Request >>
Find all lines in the records that include the word "diagram", and copy them out.
==== Data for the task
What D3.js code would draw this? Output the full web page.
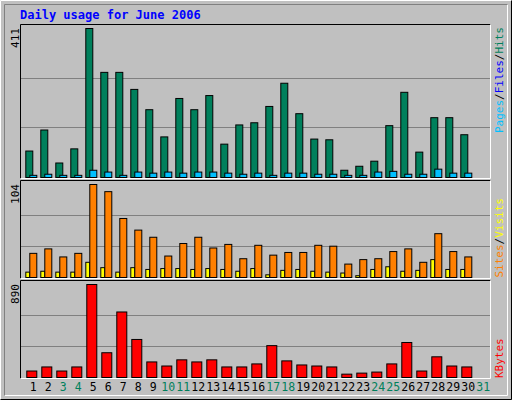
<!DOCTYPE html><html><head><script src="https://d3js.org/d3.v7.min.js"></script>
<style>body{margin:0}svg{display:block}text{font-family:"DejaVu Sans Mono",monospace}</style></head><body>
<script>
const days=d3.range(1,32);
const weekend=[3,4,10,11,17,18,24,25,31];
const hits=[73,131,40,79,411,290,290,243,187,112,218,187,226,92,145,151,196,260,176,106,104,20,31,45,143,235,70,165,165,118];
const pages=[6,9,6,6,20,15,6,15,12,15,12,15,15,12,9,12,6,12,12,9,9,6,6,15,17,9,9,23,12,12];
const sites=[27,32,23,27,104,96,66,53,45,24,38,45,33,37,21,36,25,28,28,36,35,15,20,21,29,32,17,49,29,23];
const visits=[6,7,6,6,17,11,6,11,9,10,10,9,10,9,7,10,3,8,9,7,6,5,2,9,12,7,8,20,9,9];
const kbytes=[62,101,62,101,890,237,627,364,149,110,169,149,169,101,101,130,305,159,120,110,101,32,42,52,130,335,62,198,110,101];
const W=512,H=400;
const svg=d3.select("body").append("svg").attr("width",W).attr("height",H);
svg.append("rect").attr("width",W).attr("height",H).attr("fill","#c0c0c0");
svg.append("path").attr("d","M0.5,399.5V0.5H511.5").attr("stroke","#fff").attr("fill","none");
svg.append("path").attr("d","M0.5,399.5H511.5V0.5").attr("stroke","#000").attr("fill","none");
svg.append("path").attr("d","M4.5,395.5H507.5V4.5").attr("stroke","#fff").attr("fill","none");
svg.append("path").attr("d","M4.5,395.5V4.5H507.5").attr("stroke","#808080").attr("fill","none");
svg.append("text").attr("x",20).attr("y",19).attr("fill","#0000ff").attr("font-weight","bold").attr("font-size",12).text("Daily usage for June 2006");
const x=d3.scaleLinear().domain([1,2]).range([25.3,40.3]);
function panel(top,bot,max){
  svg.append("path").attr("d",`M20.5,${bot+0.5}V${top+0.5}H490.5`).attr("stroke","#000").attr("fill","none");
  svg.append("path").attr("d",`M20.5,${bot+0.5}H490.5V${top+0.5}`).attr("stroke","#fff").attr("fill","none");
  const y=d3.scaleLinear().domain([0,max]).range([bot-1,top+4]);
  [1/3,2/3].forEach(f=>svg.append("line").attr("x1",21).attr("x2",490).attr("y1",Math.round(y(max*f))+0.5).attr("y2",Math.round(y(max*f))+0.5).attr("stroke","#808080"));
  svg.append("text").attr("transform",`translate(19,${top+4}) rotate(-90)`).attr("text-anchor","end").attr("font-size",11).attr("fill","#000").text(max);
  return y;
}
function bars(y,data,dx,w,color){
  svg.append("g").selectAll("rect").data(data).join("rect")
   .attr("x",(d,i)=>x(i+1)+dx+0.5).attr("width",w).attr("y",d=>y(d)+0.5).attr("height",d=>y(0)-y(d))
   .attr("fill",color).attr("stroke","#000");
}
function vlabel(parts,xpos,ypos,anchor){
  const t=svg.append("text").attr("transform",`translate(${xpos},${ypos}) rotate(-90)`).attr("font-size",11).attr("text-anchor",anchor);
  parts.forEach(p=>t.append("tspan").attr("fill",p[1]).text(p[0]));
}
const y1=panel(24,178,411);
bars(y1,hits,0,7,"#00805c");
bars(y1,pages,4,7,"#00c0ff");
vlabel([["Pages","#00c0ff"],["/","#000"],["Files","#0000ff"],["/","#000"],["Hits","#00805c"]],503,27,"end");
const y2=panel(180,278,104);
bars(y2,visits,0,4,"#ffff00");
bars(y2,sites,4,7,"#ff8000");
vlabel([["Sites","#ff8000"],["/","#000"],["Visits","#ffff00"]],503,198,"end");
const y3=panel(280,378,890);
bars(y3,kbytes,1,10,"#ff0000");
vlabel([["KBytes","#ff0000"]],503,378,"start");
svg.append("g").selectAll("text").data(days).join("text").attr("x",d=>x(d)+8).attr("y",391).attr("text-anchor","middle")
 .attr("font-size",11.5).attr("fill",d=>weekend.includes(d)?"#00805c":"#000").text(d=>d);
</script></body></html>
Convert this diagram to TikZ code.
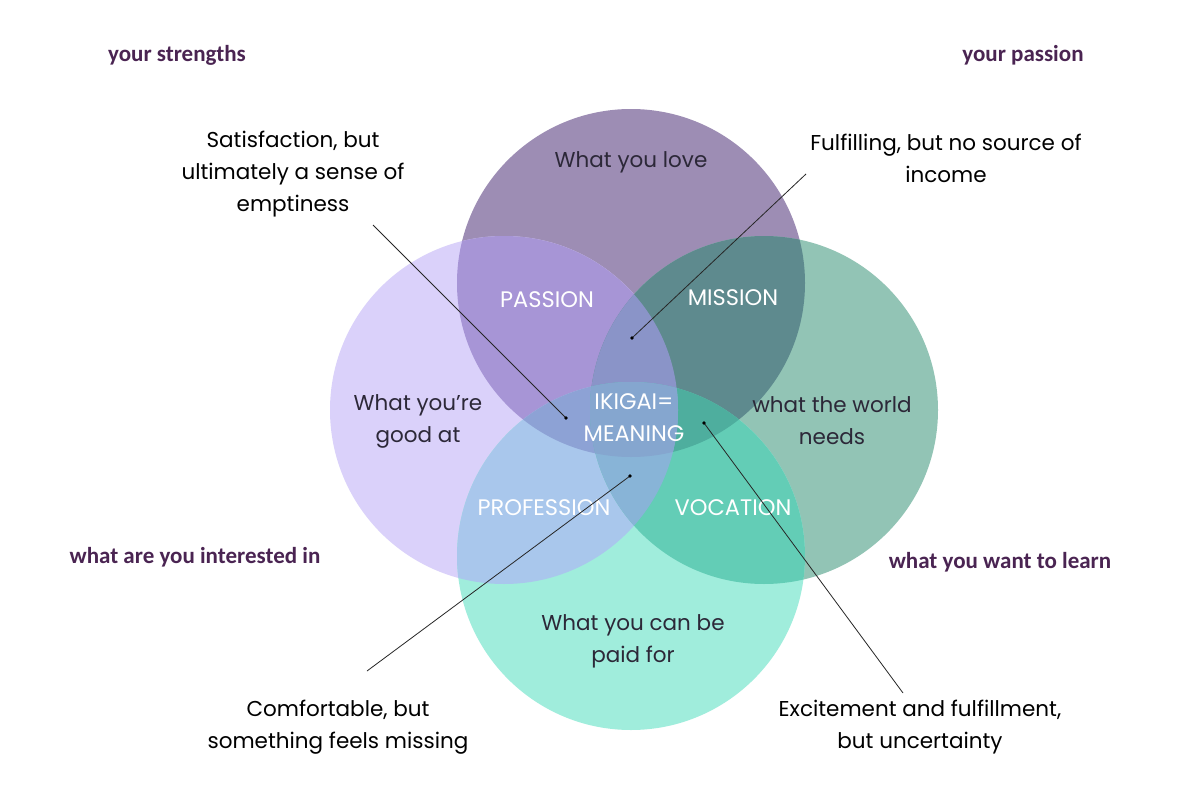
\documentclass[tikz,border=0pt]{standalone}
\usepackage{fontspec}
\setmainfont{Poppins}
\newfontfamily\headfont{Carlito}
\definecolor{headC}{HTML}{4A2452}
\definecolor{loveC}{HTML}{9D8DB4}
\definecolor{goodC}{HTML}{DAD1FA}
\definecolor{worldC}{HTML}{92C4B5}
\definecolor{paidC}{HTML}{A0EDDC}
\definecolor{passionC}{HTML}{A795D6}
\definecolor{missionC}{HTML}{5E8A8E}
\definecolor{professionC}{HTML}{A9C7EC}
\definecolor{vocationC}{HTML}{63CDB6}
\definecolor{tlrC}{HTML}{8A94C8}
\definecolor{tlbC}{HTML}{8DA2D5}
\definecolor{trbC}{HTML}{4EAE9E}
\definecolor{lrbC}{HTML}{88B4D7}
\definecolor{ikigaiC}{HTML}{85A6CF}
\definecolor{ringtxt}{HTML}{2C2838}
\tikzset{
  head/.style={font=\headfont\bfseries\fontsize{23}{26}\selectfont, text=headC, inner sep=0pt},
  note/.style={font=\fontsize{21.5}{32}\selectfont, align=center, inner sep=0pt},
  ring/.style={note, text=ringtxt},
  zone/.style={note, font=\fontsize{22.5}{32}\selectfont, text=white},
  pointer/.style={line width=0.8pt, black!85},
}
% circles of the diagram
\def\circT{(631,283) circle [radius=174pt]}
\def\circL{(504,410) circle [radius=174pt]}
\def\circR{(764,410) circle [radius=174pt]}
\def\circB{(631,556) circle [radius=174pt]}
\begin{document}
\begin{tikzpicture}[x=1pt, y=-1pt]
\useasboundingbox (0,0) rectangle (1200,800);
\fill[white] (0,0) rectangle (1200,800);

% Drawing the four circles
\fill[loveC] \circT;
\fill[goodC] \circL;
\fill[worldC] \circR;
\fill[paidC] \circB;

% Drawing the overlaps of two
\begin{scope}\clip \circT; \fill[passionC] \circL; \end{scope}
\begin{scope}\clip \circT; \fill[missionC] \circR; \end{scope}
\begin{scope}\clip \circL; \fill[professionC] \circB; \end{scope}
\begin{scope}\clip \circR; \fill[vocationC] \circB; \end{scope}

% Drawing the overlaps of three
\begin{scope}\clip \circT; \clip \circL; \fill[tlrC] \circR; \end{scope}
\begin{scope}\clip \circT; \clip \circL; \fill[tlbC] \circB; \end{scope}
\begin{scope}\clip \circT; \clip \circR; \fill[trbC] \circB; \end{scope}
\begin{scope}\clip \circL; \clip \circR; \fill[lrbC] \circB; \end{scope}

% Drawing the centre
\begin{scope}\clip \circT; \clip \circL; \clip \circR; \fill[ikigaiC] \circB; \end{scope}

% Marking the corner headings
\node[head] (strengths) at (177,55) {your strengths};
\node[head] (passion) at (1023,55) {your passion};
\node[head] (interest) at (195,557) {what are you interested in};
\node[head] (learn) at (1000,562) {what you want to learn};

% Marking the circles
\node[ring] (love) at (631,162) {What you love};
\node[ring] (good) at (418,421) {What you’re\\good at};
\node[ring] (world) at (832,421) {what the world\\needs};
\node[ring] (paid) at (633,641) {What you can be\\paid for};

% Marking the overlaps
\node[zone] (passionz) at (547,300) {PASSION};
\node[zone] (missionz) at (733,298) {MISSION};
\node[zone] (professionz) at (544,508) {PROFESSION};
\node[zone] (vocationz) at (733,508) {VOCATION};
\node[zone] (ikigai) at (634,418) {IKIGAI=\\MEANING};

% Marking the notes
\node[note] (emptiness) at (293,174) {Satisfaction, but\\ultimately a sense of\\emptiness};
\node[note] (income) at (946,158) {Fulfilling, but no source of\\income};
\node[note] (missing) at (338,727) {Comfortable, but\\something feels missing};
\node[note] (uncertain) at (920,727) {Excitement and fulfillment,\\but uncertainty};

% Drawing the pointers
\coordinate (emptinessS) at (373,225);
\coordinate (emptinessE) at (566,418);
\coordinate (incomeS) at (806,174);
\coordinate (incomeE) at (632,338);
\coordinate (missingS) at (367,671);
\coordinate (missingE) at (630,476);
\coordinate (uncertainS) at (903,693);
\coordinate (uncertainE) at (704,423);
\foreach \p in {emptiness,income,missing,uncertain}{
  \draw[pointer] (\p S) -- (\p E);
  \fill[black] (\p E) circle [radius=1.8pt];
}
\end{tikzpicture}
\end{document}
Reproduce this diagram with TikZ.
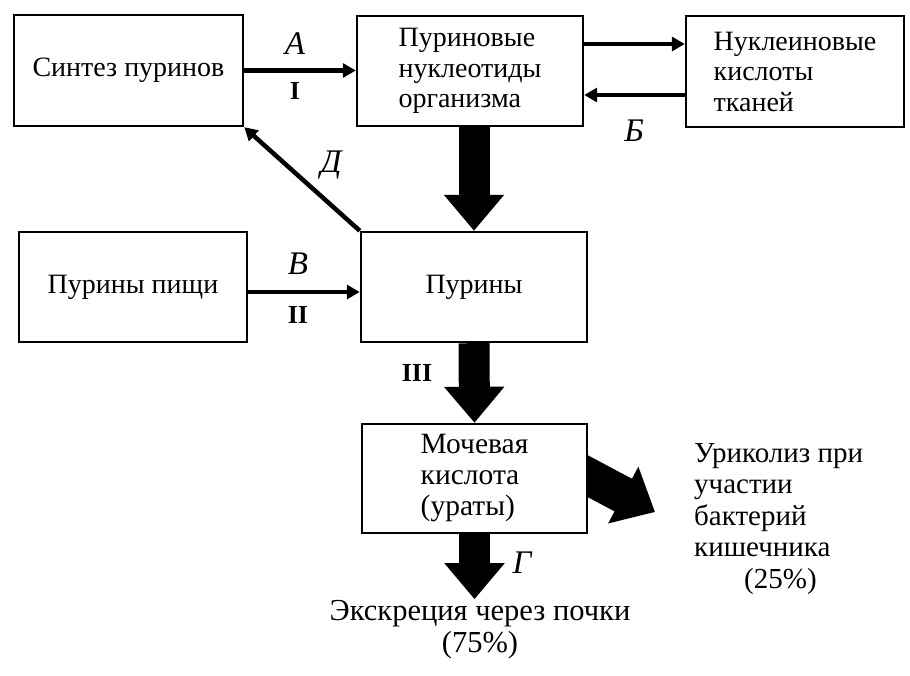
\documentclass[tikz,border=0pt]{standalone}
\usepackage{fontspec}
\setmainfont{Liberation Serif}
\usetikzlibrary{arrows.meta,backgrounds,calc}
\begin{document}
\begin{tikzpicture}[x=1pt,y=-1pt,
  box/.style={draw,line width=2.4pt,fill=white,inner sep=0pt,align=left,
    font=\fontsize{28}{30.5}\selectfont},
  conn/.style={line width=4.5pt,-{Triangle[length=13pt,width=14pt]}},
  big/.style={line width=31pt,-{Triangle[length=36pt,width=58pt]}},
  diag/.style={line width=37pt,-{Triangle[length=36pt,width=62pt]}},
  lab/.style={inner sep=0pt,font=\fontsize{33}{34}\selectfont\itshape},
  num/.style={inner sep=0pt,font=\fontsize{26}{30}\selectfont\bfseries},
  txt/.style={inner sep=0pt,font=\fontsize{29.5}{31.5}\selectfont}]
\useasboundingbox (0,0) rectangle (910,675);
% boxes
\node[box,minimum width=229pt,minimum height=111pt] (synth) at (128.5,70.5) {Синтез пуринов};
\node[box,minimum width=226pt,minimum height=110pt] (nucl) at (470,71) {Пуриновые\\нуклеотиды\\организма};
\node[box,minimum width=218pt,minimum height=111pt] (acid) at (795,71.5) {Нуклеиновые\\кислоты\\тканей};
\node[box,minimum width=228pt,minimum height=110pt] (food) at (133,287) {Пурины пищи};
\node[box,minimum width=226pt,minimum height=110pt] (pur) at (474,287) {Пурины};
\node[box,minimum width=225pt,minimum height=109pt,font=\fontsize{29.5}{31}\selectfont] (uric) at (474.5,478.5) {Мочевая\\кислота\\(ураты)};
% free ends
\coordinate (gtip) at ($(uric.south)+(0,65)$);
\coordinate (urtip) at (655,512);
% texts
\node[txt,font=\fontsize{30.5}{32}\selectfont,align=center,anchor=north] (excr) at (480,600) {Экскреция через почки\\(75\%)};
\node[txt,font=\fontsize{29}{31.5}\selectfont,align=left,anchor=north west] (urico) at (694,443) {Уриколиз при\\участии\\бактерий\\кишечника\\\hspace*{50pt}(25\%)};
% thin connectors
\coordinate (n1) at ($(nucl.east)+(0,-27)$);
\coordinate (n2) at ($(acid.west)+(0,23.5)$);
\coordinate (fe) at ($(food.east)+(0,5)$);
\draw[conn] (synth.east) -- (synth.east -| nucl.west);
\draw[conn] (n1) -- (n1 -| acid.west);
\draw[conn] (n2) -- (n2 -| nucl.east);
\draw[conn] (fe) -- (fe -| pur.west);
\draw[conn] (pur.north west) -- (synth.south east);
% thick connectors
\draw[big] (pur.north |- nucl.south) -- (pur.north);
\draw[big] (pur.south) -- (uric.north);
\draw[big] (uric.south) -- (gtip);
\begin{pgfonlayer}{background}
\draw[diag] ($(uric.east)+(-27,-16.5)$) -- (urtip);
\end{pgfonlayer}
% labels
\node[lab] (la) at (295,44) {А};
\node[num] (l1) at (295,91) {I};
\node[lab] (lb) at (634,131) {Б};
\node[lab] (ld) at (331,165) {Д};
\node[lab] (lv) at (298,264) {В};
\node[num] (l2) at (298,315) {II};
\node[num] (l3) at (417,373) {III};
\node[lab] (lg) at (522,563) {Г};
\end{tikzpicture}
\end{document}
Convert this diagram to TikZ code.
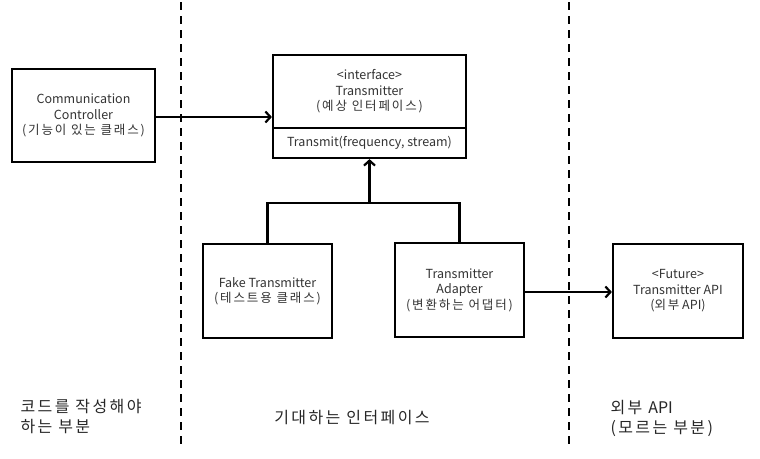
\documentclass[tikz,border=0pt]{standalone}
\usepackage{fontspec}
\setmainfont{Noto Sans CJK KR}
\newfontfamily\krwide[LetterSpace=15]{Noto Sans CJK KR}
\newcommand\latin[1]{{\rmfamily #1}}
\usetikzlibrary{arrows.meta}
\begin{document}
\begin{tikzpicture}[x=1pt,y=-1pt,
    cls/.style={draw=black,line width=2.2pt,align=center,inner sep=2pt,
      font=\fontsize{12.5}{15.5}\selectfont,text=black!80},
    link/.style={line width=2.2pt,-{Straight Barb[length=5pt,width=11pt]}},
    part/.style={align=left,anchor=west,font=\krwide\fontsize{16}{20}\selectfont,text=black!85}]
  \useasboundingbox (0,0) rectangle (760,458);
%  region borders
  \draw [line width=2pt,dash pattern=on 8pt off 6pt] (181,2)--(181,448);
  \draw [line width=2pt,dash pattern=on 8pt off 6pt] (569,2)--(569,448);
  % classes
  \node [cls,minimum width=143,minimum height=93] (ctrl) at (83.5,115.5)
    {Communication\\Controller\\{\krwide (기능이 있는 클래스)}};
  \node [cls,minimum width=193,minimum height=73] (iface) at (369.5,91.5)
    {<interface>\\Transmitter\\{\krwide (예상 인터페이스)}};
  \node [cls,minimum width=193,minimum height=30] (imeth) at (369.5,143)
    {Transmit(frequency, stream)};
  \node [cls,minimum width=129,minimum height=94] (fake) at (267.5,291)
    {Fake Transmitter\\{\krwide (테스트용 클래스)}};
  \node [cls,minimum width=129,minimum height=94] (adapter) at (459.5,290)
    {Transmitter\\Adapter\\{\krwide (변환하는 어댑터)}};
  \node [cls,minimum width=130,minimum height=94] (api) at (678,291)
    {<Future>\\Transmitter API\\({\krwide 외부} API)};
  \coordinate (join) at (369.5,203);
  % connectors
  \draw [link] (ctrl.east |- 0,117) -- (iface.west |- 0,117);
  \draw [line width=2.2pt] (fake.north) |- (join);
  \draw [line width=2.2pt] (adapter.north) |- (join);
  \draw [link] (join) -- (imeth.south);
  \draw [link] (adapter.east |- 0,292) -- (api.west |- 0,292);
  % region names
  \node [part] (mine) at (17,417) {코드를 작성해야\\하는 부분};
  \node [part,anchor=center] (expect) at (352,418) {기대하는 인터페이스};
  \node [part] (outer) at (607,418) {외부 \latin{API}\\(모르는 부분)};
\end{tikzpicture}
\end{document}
========
Answer to the problem >>
Convert this diagram to TikZ code.
% circles of the diagram
Reproduce this diagram with TikZ.
Convert this diagram to TikZ code.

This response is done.